9:00 AM - 9:15 AM
[SEM14-11] Can electrical conductivity help us understand the earthquake-induced stress-cycle in the ductile region beneath the Alpine Fault, New Zealand?
★Invited Papers
Keywords:Electical conductivity, Ductile deformation, Mylonitization
However, the mechanism by which the enhanced conductivity is produced at mid-crustal depths is poorly understood. Based on observations of the fault rocks being exhumed along the Alpine Fault we think that the most plausible mechanism is pressure-solution-creep associated with the latter stages of fault rock mylonitization. The dissolution-precipitation chemistry at the grain boundaries would provide additional charge carriers enhancing the conductivity of the grain boundary fluid and explain the correlation observed between the conductivity and the surface strain rate.

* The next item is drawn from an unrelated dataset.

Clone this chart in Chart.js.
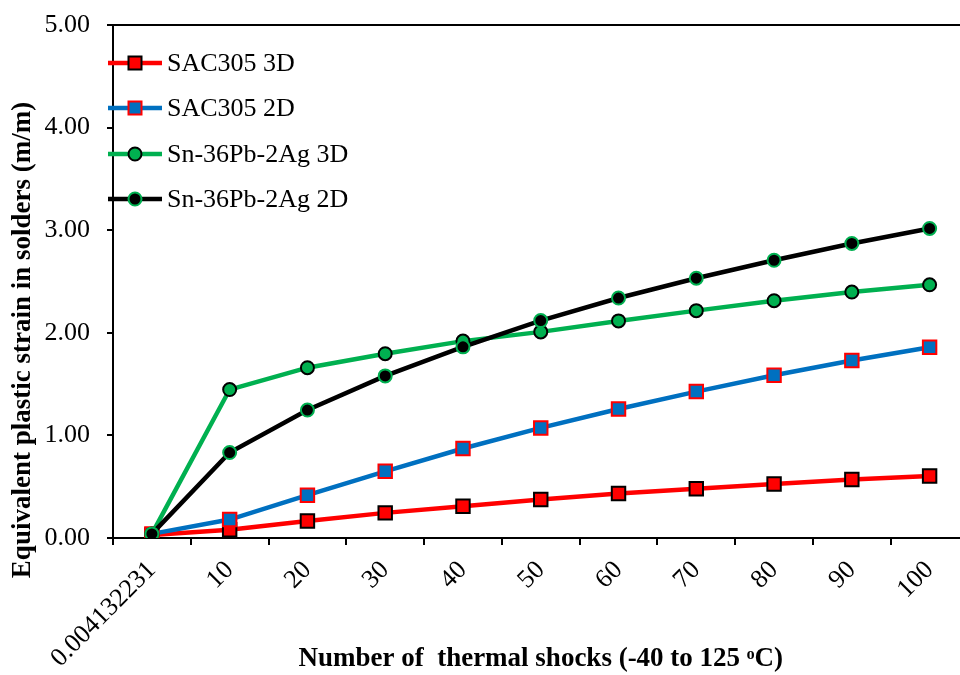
<!DOCTYPE html>
<html>
<head>
<meta charset="utf-8">
<script src="https://cdn.jsdelivr.net/npm/chart.js@4/dist/chart.umd.min.js"></script>
<style>
html,body{margin:0;padding:0;background:#fff;overflow:hidden;width:960px;height:675px;}
#wrap{position:absolute;left:0;top:0;width:980px;height:675px;}
</style>
</head>
<body>
<div id="wrap"><canvas id="c" width="980" height="675"></canvas></div>
<script>
const categories = ['0.004132231','10','20','30','40','50','60','70','80','90','100'];
const sac305_3D = [0.03, 0.08, 0.165, 0.245, 0.31, 0.375, 0.433, 0.48, 0.526, 0.57, 0.604];
const sac305_2D = [0.04, 0.18, 0.417, 0.65, 0.872, 1.073, 1.257, 1.427, 1.586, 1.73, 1.86];
const snpb_3D = [0.04, 1.447, 1.66, 1.796, 1.919, 2.009, 2.116, 2.216, 2.313, 2.397, 2.468];
const snpb_2D = [0.04, 0.833, 1.247, 1.58, 1.863, 2.119, 2.339, 2.532, 2.707, 2.871, 3.017];
const seriesNames = ['SAC305 3D','SAC305 2D','Sn-36Pb-2Ag 3D','Sn-36Pb-2Ag 2D'];
const xTitle = 'Number of  thermal shocks (-40 to 125 \u1D52C)';
const yTitle = 'Equivalent plastic strain in solders (m/m)';

const SERIF = '"Liberation Serif", "Times New Roman", serif';

function ds(label, data, color, style, fill, border, order){
  return {label, data, borderColor: color, borderWidth: 4.5, tension: 0,
    pointStyle: style, pointRadius: style === 'rect' ? 9.5 : 6.5,
    pointBackgroundColor: fill, pointBorderColor: border, pointBorderWidth: 2,
    pointHoverRadius: style === 'rect' ? 9.5 : 6.5, order, fill: false};
}

const legendPlugin = {
  id: 'customLegend',
  afterDraw(chart){
    const ctx = chart.ctx;
    const rows = [63, 108, 154, 199];
    chart.data.datasets.forEach((d, i) => {
      const y = rows[i];
      ctx.save();
      ctx.strokeStyle = d.borderColor; ctx.lineWidth = d.borderWidth;
      ctx.beginPath(); ctx.moveTo(108, y); ctx.lineTo(162, y); ctx.stroke();
      ctx.fillStyle = d.pointBackgroundColor; ctx.strokeStyle = d.pointBorderColor; ctx.lineWidth = 2;
      ctx.beginPath();
      if (d.pointStyle === 'rect') { ctx.rect(135 - 6.5, y - 6.5, 13, 13); }
      else { ctx.arc(135, y, 6.5, 0, Math.PI * 2); }
      ctx.fill(); ctx.stroke();
      ctx.fillStyle = '#000'; ctx.font = '26px ' + SERIF; ctx.textBaseline = 'middle'; ctx.textAlign = 'left';
      ctx.fillText(d.label, 167, y + 1);
      ctx.restore();
    });
    // y-axis title
    ctx.save();
    ctx.translate(23, 340);
    ctx.rotate(-Math.PI / 2);
    ctx.fillStyle = '#000'; ctx.font = 'bold 27px ' + SERIF; ctx.textAlign = 'center'; ctx.textBaseline = 'middle';
    ctx.fillText(yTitle, 0, 0);
    ctx.restore();
  }
};

new Chart(document.getElementById('c'), {
  type: 'line',
  data: {
    labels: categories,
    datasets: [
      ds(seriesNames[0], sac305_3D, '#FF0000', 'rect', '#FF0000', '#000000', 4),
      ds(seriesNames[1], sac305_2D, '#0070C0', 'rect', '#0070C0', '#FF0000', 3),
      ds(seriesNames[2], snpb_3D, '#00B050', 'circle', '#00B050', '#000000', 2),
      ds(seriesNames[3], snpb_2D, '#000000', 'circle', '#000000', '#00B050', 1)
    ]
  },
  options: {
    responsive: false,
    animation: false,
    layout: {padding: {top: 25, right: 6, left: 0, bottom: 0}},
    plugins: {legend: {display: false}, tooltip: {enabled: false}},
    scales: {
      x: {
        type: 'category',
        offset: true,
        grid: {display: true, offset: true, drawOnChartArea: false, drawTicks: true, tickLength: 7, color: '#000', lineWidth: 2},
        border: {display: true, color: '#000', width: 2},
        ticks: {autoSkip: false, minRotation: 45, maxRotation: 45, color: '#000', font: {family: SERIF, size: 26}, padding: 10},
        title: {display: true, text: xTitle, color: '#000', font: {family: SERIF, size: 27, weight: 'bold'}, padding: {top: 0, bottom: 0}},
        afterFit(s){ s.height = 137; s.paddingTop = 0; }
      },
      y: {
        min: 0, max: 5,
        grid: {display: true, drawOnChartArea: true, drawTicks: true, tickLength: 6,
          color: (c) => (c.tick && c.tick.value === 5) ? '#000' : 'rgba(0,0,0,0)', tickColor: '#000', lineWidth: 2},
        border: {display: true, color: '#000', width: 2},
        ticks: {stepSize: 1, color: '#000', font: {family: SERIF, size: 26}, padding: 17, callback: (v) => Number(v).toFixed(2)},
        title: {display: false},
        afterFit(s){ s.width = 113; s.paddingTop = 0; s.paddingBottom = 0; }
      }
    }
  },
  plugins: [legendPlugin]
});
</script>
</body>
</html>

Since creep depends on differential stress, the question that arises is whether it would be possible to turn the conductivity image into a stress image. This will only be possible if we have a clear understanding of the mechanisms producing the conductivity and deformation. Laboratory-based studies of the electrical properties of materials undergoing ductile deformation at mid-crustal temperatures and pressures are needed to develop this understanding. However, if the relationship between the conductance and creep rate can be established we would have a new way of assessing the stress in the ductile region beneath the Alpine Fault and thus a new window into the mechanics of the earthquake cycle.